PASSION FISH (1992) ***
The moment Chantelle (Alfre Woodard) shows up, any film or TV-watcher over age 9 knows that between the once spoiled, now hostile white woman and the pan-faced black graduate of the school of hard knocks, there will be bonding. Predictable too are the sparks that will fly in the process of generating a rapport between the two, as well as alleviation of the women's aches. But writer-director Sayles has a way of taking the foreseeable and giving it, if not total originality, at least freshness.
In a photographic darkroom of her house, May-Alice finds a Leica M-3 camera. This is a model introduced several decades ago, a classic without the gadgetry and automation of no-think modern cameras. It still works beautifully, it is still used by photographers. Like the Leica, "Passion Fish" is something of a classic movie story plot, one that generally works well, without having to resort to audience manipulation or gimmickry.
>From the start to about the midpoint the film engrosses and captivates. McDonnell's acting, natural looks and appeal (even when she bitches), the script and the direction, make May-Alice's rage entirely understandable. There is self-pity here, of course, but not of the viewer-alienating kind.
What is really a tour-de-force is that without fake sentimentality, without condescension, and without diminishing May-Alice's hurt, John Sayles's film entertains and makes you laugh. The writer-director also holds in reserve some minor surprises, mostly dealing with Chantelle's own problems.
Sayles has a good stock of ingenious, inventive and funny touches or scenes, most of them plausible. Among the best: three satirically treated visits to May-Alice; by former schoolmates; her soap opera colleagues; and her producer. All of them stress that no matter how sad May-Alice's situation is now, her former life was one of immense inanity. By "life" I mean her professional life, since, oddly, we learn almost nothing about her private existence before the accident.
Also bizarre is the nature of new romances that develop for both women. It is no doubt unintended, but I have the feeling that Chantelle and May-Alice are slumming sentimentally.

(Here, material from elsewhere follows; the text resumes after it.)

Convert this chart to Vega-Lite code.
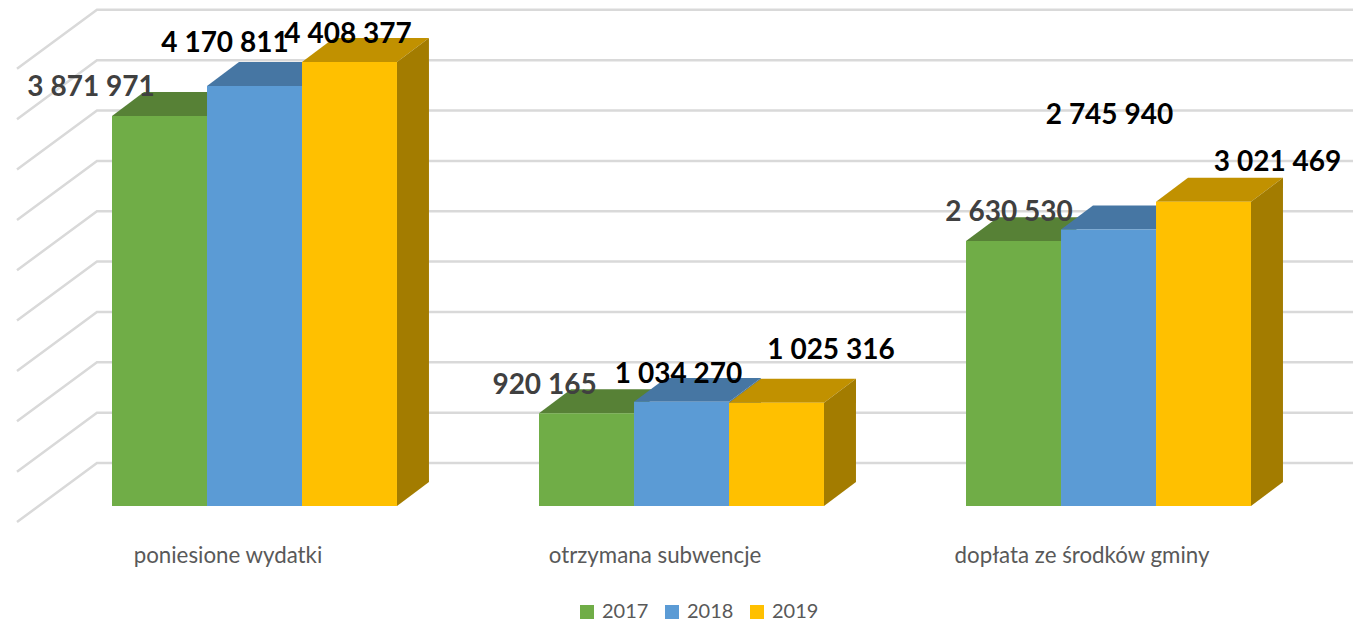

Chantelle meets Sugar (Vondie Curtis-Hall), a local Don Juan, bon vivant and rake. As for May-Alice, there is a serious rekindling of attraction for Rennie (David Strathairn), erstwhile "wild boy" school chum, now a subdued gas-pumper, handyman and bayou guide, father of five and husband of a prudish, puritanical termagant. Like much else that is left to one's imagination in the film, Rennie's wife is heard about but not seen.
Sayles, an independent and "different" filmmaker, has respect for his audience and does not spell out everything. But extending this sketchiness to the women's new male relationships makes me rather uncomfortable.
These are not matches made in Heaven. Sugar's past record and present attitudes do not bode well for the kind of steady, supportive rapport that Chantelle needs. Granted, too, that May-Alice is not presented as a thinker (the dialogues are naturalistic but of no particular depth or interest), she still towers, in appeal and sophistication, above Rennie the Redneck.
The slow, deliberate tempo of the film works very well initially. It is around the halfway mark that one starts becoming conscious of slowness -- and of some arbitrariness. One example: when May-Alice starts shooting pictures, this, we realize, will help her psyche. But photographers' eyebrows will go way up as May-Alice develops and prints her work with antique chemicals and paper that must be moldy by now -- and all this without assistance or special equipment.
"Passion Fish" has the appeal of a solid subject done without Hollywodian preaching or moralizing. All-around performances are good, Woodard's and McDonnell's are excellent. The movie feels like a "Kammerspiel " (a chamber play) opened up, with the best sections happening in and around the house. May-Alice, for example, starts taking pictures. Whether she realizes it or not, the audience knows that this will help her psychological rehabilitation -- a plus point in the film.
No matter how warmly you might feel about some of the characters, except for May-Alice's plight, there is nothing that's particularly strong or involving about the problems of the rest. And neither the protagonists nor the supporting cast are given many dimensions.
To put it differently, Sayle's script, especially when it is ironical, is more interesting than the creatures it contains.